→ Exercise prompt
Print exactly what lies from the line with "Generate a Python" down to the line with "ax = fig.add_axes([361", counting both of those lines, but not the pictures.

[Data lines start]

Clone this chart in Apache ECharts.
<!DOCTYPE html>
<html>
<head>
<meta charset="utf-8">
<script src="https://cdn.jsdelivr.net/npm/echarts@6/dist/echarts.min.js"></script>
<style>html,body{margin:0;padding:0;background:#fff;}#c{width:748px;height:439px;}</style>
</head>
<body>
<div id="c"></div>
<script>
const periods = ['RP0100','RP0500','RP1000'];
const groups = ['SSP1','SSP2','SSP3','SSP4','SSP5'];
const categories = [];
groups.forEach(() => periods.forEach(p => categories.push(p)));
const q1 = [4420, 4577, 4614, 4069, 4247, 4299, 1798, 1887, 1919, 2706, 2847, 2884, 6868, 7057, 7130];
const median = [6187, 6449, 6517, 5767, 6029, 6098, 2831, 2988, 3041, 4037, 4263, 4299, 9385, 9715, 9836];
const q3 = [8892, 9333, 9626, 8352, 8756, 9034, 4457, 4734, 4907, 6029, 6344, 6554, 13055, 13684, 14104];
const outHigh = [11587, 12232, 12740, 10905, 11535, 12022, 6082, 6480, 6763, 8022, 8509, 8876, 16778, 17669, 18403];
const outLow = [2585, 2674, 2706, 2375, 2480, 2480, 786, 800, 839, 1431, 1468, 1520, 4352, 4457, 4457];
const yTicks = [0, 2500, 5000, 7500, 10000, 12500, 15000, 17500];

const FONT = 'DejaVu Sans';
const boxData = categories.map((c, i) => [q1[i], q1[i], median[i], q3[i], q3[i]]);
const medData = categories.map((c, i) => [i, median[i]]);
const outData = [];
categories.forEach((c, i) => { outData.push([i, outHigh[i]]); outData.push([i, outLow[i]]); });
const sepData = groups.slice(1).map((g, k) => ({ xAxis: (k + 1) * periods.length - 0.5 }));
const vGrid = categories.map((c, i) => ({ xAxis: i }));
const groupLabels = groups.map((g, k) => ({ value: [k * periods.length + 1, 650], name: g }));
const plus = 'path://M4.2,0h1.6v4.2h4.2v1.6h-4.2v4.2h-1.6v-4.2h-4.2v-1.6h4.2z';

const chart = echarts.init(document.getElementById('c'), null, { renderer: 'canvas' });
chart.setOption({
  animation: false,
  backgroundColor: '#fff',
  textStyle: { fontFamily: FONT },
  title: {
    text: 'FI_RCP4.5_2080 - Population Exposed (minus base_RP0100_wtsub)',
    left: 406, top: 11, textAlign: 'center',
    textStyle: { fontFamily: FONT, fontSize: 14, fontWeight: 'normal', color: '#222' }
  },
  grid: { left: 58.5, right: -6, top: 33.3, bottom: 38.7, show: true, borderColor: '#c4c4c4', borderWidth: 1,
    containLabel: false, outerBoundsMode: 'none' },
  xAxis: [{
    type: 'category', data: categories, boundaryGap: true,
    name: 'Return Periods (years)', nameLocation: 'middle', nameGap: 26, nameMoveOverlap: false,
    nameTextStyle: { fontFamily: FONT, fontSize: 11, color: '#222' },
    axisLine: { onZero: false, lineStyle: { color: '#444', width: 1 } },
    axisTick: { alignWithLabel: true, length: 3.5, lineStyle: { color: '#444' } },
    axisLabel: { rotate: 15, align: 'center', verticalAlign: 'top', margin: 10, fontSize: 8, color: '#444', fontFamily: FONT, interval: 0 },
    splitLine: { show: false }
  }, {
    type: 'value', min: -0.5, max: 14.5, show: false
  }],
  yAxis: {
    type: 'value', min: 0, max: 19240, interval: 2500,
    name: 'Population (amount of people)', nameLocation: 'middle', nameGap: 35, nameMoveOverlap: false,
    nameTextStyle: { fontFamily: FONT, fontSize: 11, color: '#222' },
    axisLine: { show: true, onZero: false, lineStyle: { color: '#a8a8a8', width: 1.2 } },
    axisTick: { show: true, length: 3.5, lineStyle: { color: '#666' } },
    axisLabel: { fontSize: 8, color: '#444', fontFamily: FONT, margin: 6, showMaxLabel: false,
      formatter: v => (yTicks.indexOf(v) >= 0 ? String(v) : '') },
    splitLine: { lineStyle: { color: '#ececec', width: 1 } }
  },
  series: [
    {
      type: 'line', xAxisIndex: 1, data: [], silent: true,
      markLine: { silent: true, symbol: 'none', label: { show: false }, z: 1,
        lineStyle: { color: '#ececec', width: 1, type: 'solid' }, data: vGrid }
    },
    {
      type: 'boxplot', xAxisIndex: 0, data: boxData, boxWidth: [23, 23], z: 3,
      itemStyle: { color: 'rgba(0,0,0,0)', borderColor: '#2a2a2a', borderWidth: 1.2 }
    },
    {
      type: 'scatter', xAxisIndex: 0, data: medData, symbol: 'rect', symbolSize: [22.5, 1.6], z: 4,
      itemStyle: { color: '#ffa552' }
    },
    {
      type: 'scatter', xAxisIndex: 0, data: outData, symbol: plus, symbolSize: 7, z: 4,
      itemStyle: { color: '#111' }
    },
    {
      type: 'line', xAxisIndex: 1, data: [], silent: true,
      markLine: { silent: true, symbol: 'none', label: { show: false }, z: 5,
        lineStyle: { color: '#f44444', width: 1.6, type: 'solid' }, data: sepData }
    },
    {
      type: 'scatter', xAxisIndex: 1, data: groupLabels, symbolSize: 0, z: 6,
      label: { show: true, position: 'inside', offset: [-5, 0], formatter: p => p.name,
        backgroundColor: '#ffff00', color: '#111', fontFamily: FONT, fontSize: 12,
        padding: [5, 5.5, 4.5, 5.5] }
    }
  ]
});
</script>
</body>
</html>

[Data lines end]
[Data lines start]

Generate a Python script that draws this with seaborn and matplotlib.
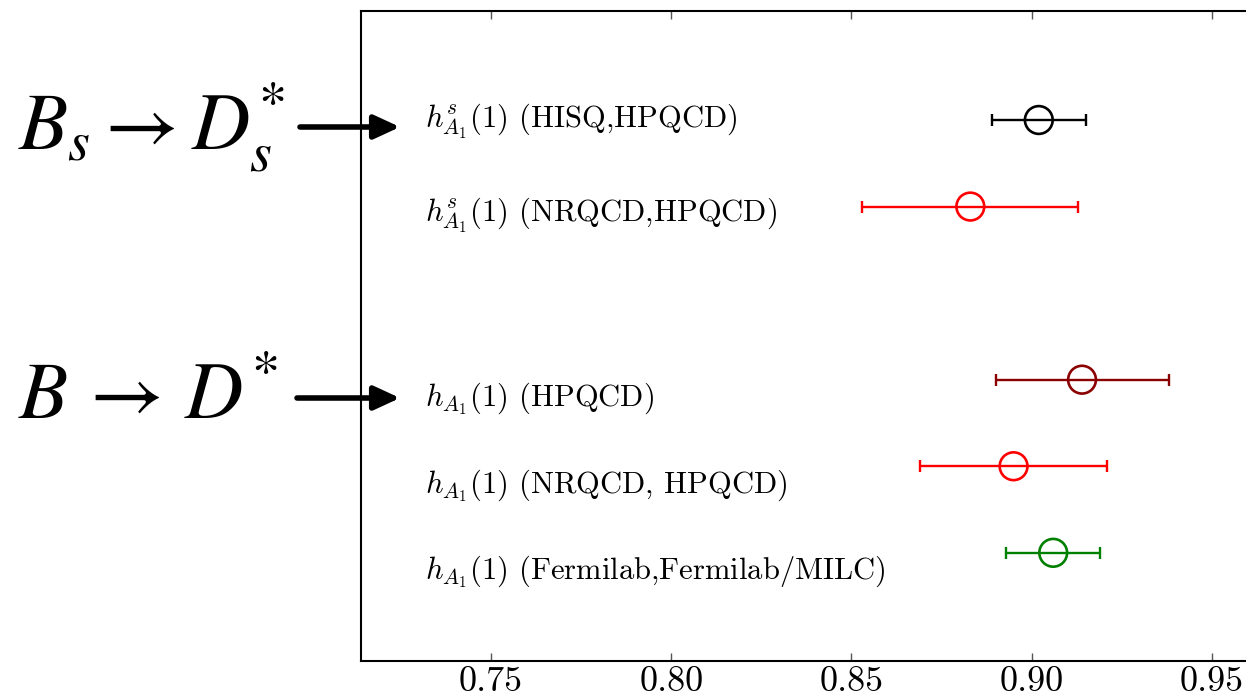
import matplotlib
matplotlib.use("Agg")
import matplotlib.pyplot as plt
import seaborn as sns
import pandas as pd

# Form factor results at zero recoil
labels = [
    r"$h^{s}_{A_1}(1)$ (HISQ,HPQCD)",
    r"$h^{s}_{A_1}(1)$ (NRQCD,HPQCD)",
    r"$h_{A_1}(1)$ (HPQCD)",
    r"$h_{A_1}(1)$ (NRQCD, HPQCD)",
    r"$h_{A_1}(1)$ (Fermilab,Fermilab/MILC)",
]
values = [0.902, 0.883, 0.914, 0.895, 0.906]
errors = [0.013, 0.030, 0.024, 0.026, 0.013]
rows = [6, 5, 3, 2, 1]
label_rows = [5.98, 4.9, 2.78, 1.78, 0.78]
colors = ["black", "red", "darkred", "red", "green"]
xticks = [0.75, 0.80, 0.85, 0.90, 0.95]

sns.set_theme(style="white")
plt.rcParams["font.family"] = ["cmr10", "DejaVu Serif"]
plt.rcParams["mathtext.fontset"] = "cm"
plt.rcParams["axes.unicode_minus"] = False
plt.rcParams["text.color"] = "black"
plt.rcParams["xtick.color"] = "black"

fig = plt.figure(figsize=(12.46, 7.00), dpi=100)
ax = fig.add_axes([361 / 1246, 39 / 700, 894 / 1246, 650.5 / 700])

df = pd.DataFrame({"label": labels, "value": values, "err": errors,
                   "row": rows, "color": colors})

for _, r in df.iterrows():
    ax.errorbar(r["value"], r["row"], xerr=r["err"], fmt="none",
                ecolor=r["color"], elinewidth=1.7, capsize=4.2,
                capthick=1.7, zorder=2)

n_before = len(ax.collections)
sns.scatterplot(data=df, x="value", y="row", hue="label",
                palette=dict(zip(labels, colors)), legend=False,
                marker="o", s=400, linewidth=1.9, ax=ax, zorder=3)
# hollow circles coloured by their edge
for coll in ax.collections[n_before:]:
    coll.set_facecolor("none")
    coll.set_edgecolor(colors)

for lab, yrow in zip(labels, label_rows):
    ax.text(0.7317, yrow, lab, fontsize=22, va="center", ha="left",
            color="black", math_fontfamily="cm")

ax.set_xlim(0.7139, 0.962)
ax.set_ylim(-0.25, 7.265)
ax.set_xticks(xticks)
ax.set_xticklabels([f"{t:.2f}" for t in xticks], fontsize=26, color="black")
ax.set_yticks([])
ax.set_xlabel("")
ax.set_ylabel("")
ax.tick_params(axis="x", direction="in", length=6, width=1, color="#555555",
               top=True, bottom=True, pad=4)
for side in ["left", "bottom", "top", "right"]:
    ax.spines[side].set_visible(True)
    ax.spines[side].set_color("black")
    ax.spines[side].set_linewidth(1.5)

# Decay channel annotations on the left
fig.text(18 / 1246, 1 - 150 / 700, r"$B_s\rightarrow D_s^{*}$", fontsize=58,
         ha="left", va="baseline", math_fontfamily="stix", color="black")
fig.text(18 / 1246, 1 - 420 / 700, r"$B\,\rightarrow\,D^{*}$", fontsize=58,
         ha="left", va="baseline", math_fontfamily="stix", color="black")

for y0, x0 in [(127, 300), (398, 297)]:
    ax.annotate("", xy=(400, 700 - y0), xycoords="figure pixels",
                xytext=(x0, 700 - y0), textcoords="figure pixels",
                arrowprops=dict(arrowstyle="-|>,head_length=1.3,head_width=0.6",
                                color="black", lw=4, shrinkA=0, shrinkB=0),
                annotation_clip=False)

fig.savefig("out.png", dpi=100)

[Data lines end]

→ The output
Generate a Python script that draws this with seaborn and matplotlib.
import matplotlib
matplotlib.use("Agg")
import matplotlib.pyplot as plt
import seaborn as sns
import pandas as pd

# Form factor results at zero recoil
labels = [
    r"$h^{s}_{A_1}(1)$ (HISQ,HPQCD)",
    r"$h^{s}_{A_1}(1)$ (NRQCD,HPQCD)",
    r"$h_{A_1}(1)$ (HPQCD)",
    r"$h_{A_1}(1)$ (NRQCD, HPQCD)",
    r"$h_{A_1}(1)$ (Fermilab,Fermilab/MILC)",
]
values = [0.902, 0.883, 0.914, 0.895, 0.906]
errors = [0.013, 0.030, 0.024, 0.026, 0.013]
rows = [6, 5, 3, 2, 1]
label_rows = [5.98, 4.9, 2.78, 1.78, 0.78]
colors = ["black", "red", "darkred", "red", "green"]
xticks = [0.75, 0.80, 0.85, 0.90, 0.95]

sns.set_theme(style="white")
plt.rcParams["font.family"] = ["cmr10", "DejaVu Serif"]
plt.rcParams["mathtext.fontset"] = "cm"
plt.rcParams["axes.unicode_minus"] = False
plt.rcParams["text.color"] = "black"
plt.rcParams["xtick.color"] = "black"

fig = plt.figure(figsize=(12.46, 7.00), dpi=100)
ax = fig.add_axes([361 / 1246, 39 / 700, 894 / 1246, 650.5 / 700])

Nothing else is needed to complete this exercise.